Il giorno seguente, Mercoledì Santo, salii sull’aereo di linea che, con sosta a Riberalta, mi fece arrivare finalmente a Cobija. In questo modo, invece di poter essere a Puerto Rico fin dall’inizio della Settimana Santa, arrivai il 16 aprile, a metà mattinata del Giovedì Santo, appena in tempo per organizzare la celebrazione della Messa in Coena Domini.
Il resto dei giorni della mia permanenza a Puerto Rico trascorse nella preparazione delle celebrazioni, nell’amministrazione del sacramento della riconciliazione e, soprattutto, nella lotta contro le zanzare.

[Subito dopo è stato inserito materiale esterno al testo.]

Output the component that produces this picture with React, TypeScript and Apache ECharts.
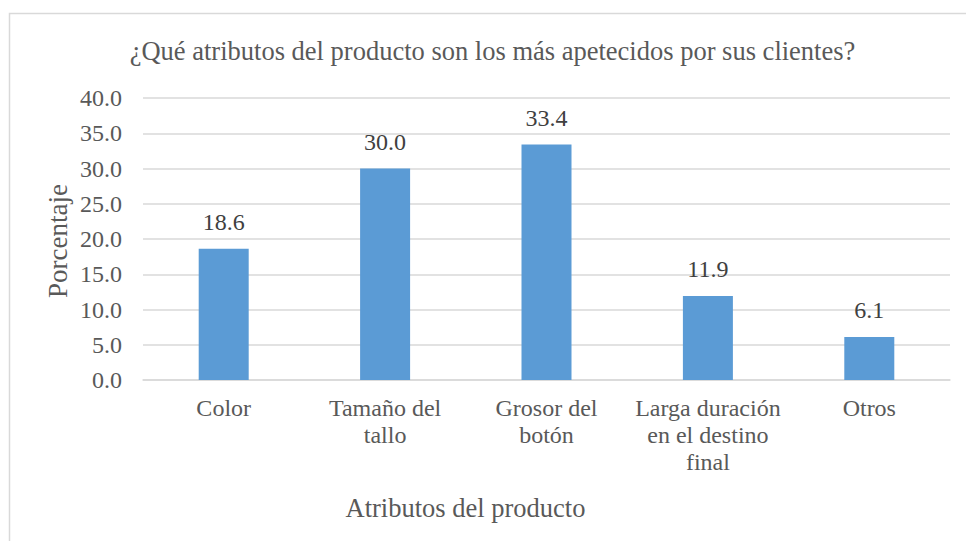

Prima di partire, seguendo le istruzioni avute da una suora, mi ero immunizzato contro le punture degli insetti. Il consiglio era questo: far bollire un po’ di latte con uno spicchio d’aglio, poi buttare l’aglio e bere il latte. Dopo tre giorni di questa cura, non sgradevole, le zanzare non mi avrebbero più toccato. Giunto a Cobija, sperimentai l’efficacia del sistema, mettendo il braccio nudo a disposizione delle zanzare, che, effettivamente, si avvicinavano ma poi volavano via senza toccarmi.
Ma a Puerto Rico le zanzare erano del tutto ineducate e, di sicuro, non avevano mai sentito parlare di latte con l’aglio. Pungevano comunque e ovunque, e i sistemi artigianali usati dalle suore per tenerle lontane non davano risultati apprezzabili. Bruciavano cortecce aromatiche, che avrebbero dovuto allontanare gli insetti. Ricordo ancora una cena, con le cortecce che bruciavano sotto il tavolo, noi che mangiavamo tossendo per il fumo che ci intossicava, e le zanzare che, incuranti di tutto, pizzicavano con entusiasmo ogni parte scoperta dei nostri poveri corpi.
Un ricordo speciale lo merita la superiora della comunità delle Suore, Suor Lucia Sandoval, che amava intervenire nelle celebrazioni, con frequenti e lunghissime spiegazioni ed esortazioni. Per dirla con semplicità: non si sapeva come farla stare zitta. Mentre preparavamo la veglia di Pasqua, Suor Lucia si propose per leggere le litanie dei Santi: “Va bene, Suora, faccia pure, ma le raccomando di non fare un commento per ogni invocazione!”